What a small town in the Waitaki Valley has to do with universal health care.
Speaking at an event marking its 70th anniversary, then-Prime Minister Helen Clarke talked about what the 1938 Social Security Act meant to New Zealand.

More than just a piece of legislation, it stood for an idea. It was born from a new way of thinking, one that held that “the care and welfare of citizens was a government responsibility.” A community, she said, should care for its members. Life doesn’t need to be a Darwinian free for all.
It was a novel way of thinking. In fact, according to historian Keith Sinclair, the 1938 Act was considered “the first comprehensive and integrated system of social security in the western world.” And it all started in a small town on the banks of the Waitaki River.
One year before the stock market crashes of 1929 ushered in the Great Depression, workers broke ground on construction of the Waitaki Dam, seven kilometres upstream from Kurow.
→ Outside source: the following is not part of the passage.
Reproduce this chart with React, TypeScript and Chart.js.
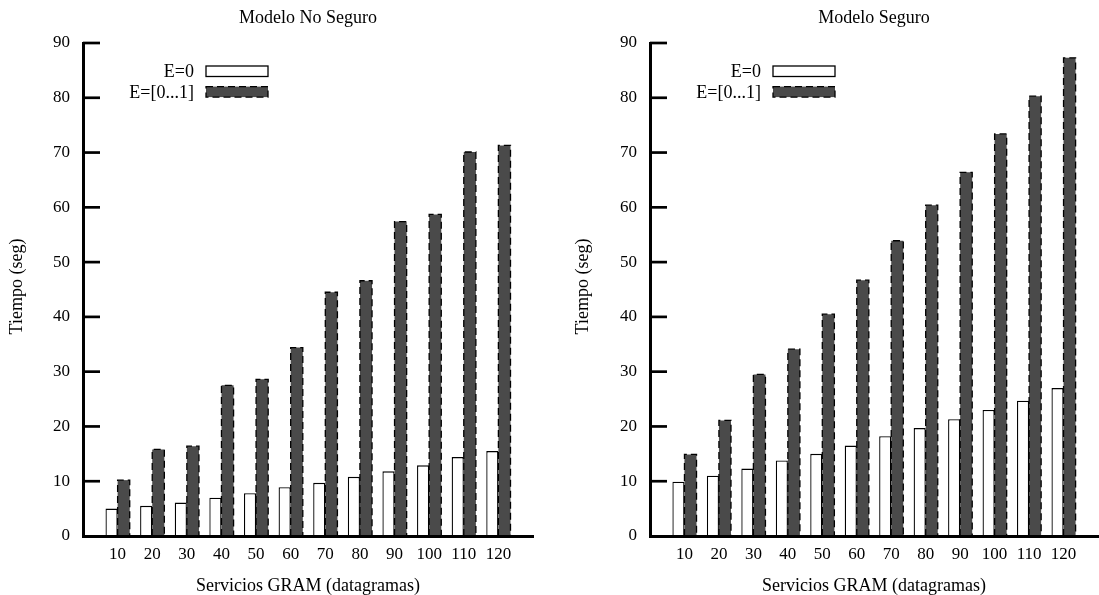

The scheme was masterminded by L.J. Hancock, an American engineer and evangelical hydro enthusiast, who saw in the technology the revolutionary potential to deliver clean, plentiful energy that would attract industry and catapult the average citizen into a standard of living unmatched in the “old world”.
In order to maximise employment, the dam was built nearly exclusively with manpower. Up to 1500 men worked on the site using nothing but picks, shovels and wheelbarrows. A single crane was the only piece of modern machinery. It was backbreaking and perilous; injuries were common, deaths not unheard of.
Despite the harsh conditions, and the constant risk of being plunged back into poverty by an employment policy that amounted to “no work, no pay”, workers travelled great distances to the site with their families, hoping for a chance to earn a wage. Some trudged up the Waitaki Valley from Ōamaru with shovels on their backs. Those who didn’t get jobs settled in shanties along the riverbank in an area that came to be known as The Willows, where they built tents and huts from willow branches and flattened fuel cans.
As quoted in David Haigh’s ‘Early welfare in Kurow, New Zealand’, Michael Joseph Savage, leader of the Labour Opposition, visited the site in 1934 and was taken aback by the conditions: “The icy wind from the Alps lanced down from the Waitaki Valley, freezing not only the men … but also the women and children inadequately clothed in cotton frocks and threadbare jerseys, without stockings or shoes.”

Social security is defined as a system that provides for those who are in need, such as the unemployed, retired, sick or injured. Prior to the 1930s in Aotearoa, social security was not seen as the remit of the government; instead, support had historically been delivered by benevolent societies such as the Ancient Order of Foresters and the United Ancient Order of Druids.
In Kurow, once such benevolent society, the Waitaki Hydro Medical Association, partnered with the Waitaki Hospital Board to provide some relief in the form of ambulance services and medical care, with workers contributing to the scheme through monthly deductions from their wages. Three local men, Dr David Gervan McMillan, Presbyterian church minister Arnold Nordmeyer and school headmaster Andrew Davidson, had helped devise the plan. And in it, they saw potential for more. Could the “Kurow cure” work for the whole country?
In 1935, two of the “three wise men”, Nordmeyer and McMillan, entered parliament as part of the new Labour government. They set to work applying the lessons learned in Kurow nationally. McMillan chaired the National Health Insurance Investigation Committee, while Nordmeyer chaired both a caucus and parliamentary select committee charged with assessing the viability of a healthcare scheme for New Zealand.
It was their findings and recommendations, and in particular those of Arnold Nordmeyer, that became the basis of the Social Security Act 1938. Financed by a tax of one shilling on the pound, it extended support for widows, orphans, the disabled, families, war veterans, and the unemployed. It also created subsidised medical care, including the semi-funded visits to the doctor we still have today – one of the first examples on earth of universal healthcare.
The man who was Prime Minister when the act passed was Michael Joseph Savage. After what he had seen during the Depression, he hoped, he said, to “see humanity secure against poverty, secure in illness or old age.” This was a start.

Today, the Waitaki Dam stands as it has for almost a century. It has no spillway, and gusts of wind carry waves over its shoulders to dribble down its chest, then carry on downriver to Kurow. No longer a rural railhead, it’s a budding tourist destination, famed as the hometown of former All Black captain Richie McCaw, and home to a handful of cosy cafes and a growing number of wineries.
There is little to indicate Kurow’s role in world history, save for a few information panels at the back of its small museum, and a colourful sign on the way out of town: Farewell From Kurow, World Birthplace of Social Security.